What needs to be done: Identify each line in the records below that contains the word "picture", and copy it.

Dataset excerpts:
* Start *

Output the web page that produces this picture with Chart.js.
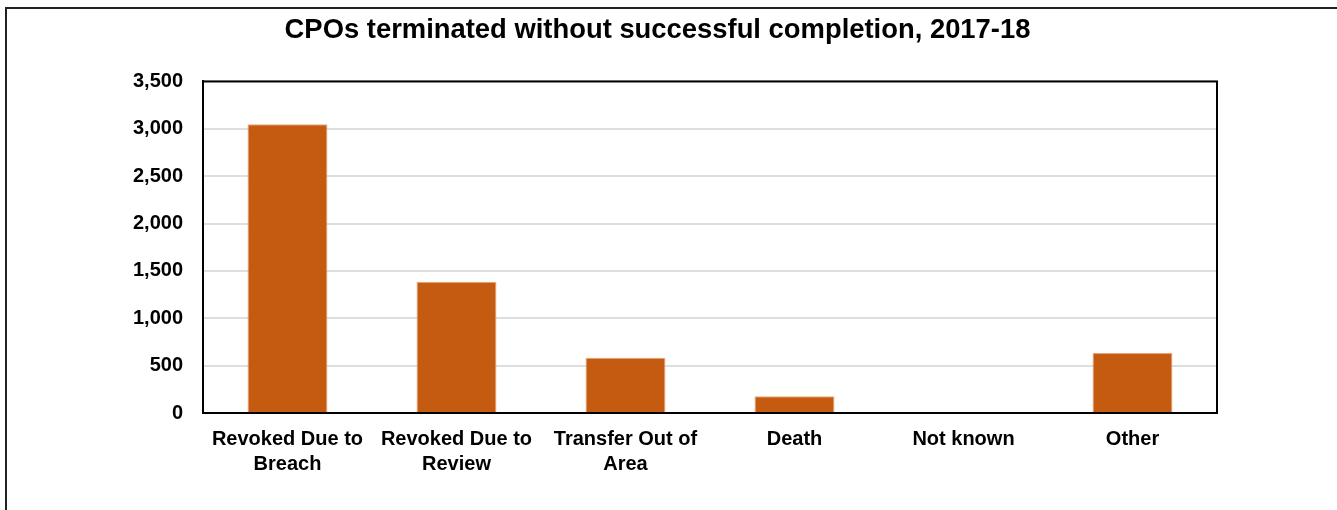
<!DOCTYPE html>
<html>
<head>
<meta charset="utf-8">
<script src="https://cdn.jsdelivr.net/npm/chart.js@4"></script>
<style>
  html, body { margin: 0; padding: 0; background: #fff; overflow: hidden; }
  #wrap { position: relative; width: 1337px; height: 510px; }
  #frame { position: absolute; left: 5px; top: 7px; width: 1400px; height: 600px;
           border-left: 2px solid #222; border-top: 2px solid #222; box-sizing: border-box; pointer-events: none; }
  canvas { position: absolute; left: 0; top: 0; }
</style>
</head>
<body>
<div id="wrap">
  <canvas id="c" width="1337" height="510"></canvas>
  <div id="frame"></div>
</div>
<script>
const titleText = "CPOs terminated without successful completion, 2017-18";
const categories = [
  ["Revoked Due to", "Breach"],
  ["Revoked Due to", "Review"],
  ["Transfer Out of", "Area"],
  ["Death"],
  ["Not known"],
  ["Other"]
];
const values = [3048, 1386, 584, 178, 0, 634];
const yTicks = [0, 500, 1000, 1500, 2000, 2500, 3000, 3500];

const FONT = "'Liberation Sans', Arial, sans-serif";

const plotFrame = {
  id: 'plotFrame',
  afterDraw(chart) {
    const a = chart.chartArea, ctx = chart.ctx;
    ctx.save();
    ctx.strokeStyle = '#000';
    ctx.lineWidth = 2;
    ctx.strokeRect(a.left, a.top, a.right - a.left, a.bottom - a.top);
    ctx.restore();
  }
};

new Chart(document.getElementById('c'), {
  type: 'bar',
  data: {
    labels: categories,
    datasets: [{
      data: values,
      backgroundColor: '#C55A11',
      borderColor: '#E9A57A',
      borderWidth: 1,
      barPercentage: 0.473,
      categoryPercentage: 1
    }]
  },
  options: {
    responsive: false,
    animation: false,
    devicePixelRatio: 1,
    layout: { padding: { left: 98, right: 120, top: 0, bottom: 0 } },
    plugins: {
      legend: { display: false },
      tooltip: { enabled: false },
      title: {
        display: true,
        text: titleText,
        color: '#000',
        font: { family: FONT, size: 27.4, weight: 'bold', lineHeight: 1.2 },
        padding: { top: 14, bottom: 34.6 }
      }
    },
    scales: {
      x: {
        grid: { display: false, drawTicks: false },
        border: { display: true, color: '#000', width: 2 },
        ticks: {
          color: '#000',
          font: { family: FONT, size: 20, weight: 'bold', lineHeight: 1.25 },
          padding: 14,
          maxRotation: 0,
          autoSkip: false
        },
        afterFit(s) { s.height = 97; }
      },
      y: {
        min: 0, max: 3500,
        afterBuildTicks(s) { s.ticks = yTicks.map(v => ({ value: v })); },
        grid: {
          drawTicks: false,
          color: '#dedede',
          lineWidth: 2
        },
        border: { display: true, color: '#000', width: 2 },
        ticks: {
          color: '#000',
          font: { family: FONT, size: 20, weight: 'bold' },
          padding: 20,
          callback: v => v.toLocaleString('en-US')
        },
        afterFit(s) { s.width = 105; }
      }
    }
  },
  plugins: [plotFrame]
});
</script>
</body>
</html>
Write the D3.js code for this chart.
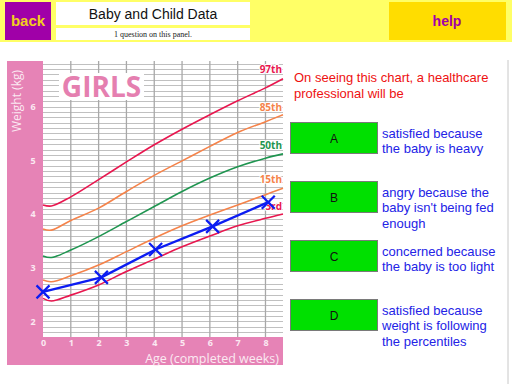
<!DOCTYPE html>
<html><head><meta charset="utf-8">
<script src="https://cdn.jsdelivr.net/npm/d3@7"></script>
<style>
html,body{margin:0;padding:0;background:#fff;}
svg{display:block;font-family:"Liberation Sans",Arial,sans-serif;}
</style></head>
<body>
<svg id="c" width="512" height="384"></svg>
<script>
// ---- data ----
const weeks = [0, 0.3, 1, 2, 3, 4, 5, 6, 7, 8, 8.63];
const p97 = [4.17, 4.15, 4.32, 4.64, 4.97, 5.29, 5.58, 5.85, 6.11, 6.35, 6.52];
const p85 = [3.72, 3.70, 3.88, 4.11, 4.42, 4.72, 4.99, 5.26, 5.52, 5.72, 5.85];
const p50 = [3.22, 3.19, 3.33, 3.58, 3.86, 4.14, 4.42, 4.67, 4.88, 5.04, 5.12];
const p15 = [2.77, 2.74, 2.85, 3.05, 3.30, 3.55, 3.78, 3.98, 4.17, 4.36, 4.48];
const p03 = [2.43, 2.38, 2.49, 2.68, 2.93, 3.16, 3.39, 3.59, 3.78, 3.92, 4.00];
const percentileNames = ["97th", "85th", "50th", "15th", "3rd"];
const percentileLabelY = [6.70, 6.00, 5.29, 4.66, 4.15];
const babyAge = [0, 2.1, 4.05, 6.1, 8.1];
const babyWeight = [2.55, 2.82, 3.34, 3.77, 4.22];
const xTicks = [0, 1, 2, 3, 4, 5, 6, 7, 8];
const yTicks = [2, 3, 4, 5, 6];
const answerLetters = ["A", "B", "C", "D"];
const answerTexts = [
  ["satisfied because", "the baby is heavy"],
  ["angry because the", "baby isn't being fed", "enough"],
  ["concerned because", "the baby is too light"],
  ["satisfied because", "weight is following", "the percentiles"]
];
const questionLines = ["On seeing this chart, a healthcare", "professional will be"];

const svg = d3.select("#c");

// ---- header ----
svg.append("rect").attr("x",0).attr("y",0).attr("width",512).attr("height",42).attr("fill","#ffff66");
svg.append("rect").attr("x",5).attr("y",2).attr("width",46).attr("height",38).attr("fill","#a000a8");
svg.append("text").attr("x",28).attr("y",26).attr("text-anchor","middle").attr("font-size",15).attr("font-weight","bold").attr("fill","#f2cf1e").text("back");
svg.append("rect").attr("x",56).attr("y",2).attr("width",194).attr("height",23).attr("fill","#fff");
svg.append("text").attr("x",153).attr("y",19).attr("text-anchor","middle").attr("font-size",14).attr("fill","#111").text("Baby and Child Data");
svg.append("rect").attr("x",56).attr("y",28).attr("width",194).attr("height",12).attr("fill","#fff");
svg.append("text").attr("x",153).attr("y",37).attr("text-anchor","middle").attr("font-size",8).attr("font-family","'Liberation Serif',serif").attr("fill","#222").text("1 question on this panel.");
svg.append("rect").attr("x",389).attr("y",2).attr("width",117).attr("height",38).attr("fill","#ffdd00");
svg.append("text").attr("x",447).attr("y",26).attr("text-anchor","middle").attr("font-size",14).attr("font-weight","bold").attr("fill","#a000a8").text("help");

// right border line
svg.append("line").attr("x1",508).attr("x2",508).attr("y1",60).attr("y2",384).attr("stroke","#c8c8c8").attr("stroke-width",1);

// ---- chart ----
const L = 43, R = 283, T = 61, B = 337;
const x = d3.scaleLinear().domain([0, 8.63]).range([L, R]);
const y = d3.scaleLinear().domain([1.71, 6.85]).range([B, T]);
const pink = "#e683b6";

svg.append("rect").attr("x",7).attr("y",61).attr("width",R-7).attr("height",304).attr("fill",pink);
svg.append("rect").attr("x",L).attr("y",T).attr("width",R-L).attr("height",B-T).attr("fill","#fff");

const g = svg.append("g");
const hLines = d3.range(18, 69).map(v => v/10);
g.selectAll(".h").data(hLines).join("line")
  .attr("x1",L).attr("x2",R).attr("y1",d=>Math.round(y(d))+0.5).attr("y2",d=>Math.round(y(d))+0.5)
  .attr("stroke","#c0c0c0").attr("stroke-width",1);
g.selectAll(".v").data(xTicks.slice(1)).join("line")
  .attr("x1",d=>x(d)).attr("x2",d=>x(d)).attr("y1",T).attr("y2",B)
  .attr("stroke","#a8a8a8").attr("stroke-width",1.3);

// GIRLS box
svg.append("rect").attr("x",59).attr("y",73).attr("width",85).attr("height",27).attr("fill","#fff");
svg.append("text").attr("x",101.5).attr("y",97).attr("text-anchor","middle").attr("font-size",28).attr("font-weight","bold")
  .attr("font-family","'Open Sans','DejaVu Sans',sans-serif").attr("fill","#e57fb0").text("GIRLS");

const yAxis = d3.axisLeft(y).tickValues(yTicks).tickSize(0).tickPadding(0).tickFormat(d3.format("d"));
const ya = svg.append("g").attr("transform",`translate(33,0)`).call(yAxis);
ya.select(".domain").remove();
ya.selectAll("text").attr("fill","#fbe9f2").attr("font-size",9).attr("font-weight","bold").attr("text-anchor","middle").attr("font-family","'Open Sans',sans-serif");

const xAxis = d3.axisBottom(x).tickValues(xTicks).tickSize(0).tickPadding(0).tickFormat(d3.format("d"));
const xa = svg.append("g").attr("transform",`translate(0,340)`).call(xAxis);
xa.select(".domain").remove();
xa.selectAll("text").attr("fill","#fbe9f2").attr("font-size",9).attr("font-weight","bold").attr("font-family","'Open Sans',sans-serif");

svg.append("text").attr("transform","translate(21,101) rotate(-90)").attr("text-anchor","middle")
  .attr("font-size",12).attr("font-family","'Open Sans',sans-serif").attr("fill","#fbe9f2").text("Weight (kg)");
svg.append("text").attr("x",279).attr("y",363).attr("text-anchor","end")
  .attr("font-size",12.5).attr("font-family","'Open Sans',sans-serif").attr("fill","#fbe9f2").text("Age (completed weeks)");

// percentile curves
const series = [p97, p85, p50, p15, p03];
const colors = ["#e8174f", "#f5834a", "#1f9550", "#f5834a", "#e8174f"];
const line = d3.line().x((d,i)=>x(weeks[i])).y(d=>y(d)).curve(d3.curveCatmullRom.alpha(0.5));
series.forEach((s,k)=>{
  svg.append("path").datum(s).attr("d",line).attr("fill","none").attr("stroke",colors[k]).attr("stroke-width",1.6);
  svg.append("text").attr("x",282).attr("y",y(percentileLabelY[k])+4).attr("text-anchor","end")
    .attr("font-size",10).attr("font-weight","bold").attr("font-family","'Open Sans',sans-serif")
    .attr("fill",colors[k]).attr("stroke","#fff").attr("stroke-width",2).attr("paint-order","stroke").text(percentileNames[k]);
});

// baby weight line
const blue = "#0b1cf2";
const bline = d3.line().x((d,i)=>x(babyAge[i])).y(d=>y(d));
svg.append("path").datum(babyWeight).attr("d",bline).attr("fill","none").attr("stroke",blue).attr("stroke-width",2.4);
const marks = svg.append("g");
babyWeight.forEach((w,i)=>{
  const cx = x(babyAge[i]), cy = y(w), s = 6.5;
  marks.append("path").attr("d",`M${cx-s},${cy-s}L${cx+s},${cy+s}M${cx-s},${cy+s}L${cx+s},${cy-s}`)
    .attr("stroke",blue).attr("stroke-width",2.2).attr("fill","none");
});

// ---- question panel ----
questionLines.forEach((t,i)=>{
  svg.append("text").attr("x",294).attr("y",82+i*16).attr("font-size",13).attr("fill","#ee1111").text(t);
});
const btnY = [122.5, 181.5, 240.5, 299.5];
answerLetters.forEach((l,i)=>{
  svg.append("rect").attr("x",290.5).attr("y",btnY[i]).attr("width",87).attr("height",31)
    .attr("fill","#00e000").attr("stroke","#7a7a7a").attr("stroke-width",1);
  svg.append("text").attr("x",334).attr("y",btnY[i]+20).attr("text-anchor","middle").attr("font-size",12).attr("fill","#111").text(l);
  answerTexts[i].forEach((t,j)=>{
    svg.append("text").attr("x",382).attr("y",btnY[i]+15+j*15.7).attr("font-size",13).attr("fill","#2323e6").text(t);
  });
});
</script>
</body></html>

* End *
* Start *

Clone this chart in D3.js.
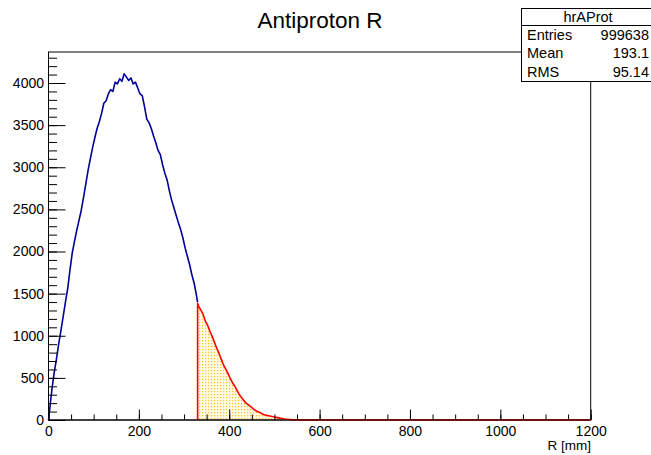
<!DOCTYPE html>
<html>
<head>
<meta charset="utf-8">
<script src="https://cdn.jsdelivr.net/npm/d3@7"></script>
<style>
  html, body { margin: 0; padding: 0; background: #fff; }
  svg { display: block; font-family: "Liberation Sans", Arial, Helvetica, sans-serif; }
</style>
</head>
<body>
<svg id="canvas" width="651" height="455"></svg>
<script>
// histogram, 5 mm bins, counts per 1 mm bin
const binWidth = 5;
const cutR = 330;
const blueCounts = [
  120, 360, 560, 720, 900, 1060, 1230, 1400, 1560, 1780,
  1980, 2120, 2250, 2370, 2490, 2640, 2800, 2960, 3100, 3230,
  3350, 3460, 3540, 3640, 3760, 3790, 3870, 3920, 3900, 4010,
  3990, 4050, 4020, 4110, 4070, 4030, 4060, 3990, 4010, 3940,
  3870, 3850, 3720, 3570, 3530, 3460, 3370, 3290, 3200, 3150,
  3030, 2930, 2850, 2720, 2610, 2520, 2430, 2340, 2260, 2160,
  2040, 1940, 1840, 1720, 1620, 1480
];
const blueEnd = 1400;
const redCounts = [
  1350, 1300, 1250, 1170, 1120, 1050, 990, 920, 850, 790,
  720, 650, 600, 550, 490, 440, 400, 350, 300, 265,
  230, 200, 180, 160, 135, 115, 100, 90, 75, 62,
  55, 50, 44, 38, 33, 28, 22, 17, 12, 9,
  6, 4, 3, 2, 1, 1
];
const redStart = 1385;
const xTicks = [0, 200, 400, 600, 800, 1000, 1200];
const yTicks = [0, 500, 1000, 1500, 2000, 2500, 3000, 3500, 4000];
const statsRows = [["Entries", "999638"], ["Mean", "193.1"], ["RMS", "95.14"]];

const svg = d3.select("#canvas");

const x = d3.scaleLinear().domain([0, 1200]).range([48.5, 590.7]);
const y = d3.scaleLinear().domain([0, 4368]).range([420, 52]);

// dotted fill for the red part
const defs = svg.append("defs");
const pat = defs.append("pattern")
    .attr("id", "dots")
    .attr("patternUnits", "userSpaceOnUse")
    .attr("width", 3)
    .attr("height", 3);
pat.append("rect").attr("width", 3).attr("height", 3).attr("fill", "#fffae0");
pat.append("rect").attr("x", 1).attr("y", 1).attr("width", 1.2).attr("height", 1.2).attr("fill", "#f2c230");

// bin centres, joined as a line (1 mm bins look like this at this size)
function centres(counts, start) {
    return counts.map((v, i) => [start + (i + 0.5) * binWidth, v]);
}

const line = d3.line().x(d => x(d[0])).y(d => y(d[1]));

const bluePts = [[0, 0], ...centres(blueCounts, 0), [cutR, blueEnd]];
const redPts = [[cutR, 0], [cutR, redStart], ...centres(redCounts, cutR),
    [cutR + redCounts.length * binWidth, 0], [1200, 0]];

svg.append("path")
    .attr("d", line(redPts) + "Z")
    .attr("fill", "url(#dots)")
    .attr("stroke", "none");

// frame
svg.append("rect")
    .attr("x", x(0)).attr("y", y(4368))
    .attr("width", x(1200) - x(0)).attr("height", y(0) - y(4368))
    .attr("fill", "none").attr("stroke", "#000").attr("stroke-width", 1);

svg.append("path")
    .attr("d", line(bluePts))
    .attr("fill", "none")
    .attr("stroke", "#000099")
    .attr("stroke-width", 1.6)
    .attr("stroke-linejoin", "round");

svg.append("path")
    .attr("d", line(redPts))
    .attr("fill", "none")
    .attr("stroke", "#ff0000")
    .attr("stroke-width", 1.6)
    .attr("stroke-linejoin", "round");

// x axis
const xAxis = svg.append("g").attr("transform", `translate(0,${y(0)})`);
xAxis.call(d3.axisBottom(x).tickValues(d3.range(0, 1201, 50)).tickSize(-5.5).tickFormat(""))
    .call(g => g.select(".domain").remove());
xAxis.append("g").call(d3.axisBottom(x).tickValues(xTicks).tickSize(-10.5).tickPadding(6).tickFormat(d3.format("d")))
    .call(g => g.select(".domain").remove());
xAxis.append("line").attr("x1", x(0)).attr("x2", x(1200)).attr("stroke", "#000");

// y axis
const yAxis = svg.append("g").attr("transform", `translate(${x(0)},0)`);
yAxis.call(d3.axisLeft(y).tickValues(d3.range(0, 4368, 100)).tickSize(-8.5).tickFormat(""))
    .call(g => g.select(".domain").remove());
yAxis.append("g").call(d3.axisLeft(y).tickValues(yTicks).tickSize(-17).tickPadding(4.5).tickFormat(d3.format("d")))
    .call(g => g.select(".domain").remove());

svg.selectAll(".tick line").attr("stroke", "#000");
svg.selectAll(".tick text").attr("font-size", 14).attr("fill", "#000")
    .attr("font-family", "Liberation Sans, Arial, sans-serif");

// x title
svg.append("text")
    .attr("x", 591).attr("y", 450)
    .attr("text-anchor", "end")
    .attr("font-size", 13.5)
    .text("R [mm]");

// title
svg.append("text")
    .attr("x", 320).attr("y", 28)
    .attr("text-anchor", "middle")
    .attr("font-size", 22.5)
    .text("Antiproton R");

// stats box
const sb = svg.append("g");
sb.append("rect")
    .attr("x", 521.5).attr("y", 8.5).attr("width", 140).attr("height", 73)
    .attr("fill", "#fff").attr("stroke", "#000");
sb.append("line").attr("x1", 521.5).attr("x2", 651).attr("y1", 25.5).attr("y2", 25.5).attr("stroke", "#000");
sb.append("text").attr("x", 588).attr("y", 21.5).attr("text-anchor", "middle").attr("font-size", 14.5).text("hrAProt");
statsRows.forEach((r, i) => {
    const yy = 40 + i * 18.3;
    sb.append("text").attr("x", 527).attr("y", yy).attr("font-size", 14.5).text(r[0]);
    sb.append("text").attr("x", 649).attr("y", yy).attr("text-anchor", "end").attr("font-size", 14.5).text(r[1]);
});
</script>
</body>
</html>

* End *

Solution for this problem:
Output the web page that produces this picture with Chart.js.

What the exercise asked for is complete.